2018 marks the 210th anniversary of Friedrich Wilhelm von Thiersch's doctorate. When Thiersch celebrated the 50th anniversary of his doctorate on 18 June 1858, he received a cup made of gold-ruby glass with the following three inscriptions:
Dem Jubiläumsdoktor Heil. 1858.
(Best wishes to the jubilee doctor.)
Dignum laude virum Musa vetat mori.
(Horaz, Carmina 4,8,28, English: "The Muse forbids the man who is worthy of honour to die.")
Ei de tis olbos en anthropoisin, aneu kamatou ou phainetai.
(Pindar, 12th Pythian ode, English: "But if there be any bliss among men, without labour it is not made manifest", meaning that even if you are blessed with fortune you will have to work hard.)
Gold-ruby glasses were very popular from the end of the 17th century to the end of the 19th century, and the cup is a particularly splendid specimen. It was handed to the Division of Personal Papers of the Department of Manuscripts and Rare Books of the Bayerische Staatsbibliothek by Dr. Elke Michel-Blagrave, who had received it from private ownership.
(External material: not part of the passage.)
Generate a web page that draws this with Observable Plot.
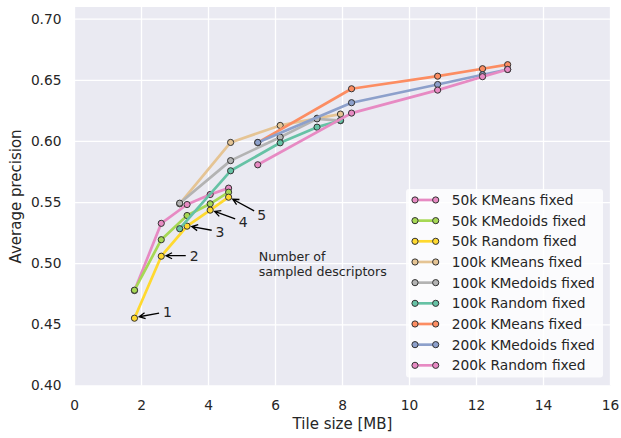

Thus, a further item has been added to enrich the personal estate of Friedrich Wilhelm von Thiersch (call number: Thierschiana I). With regard to content, Thiersch's personal papers form part of the most important collections of the 19th century. In 38 boxes, there are: manuscripts of his works and of lectures, collection of extracts from various works, personal items and materials on the history of his life, diaries and letters from and to Friedrich Wilhelm von Thiersch.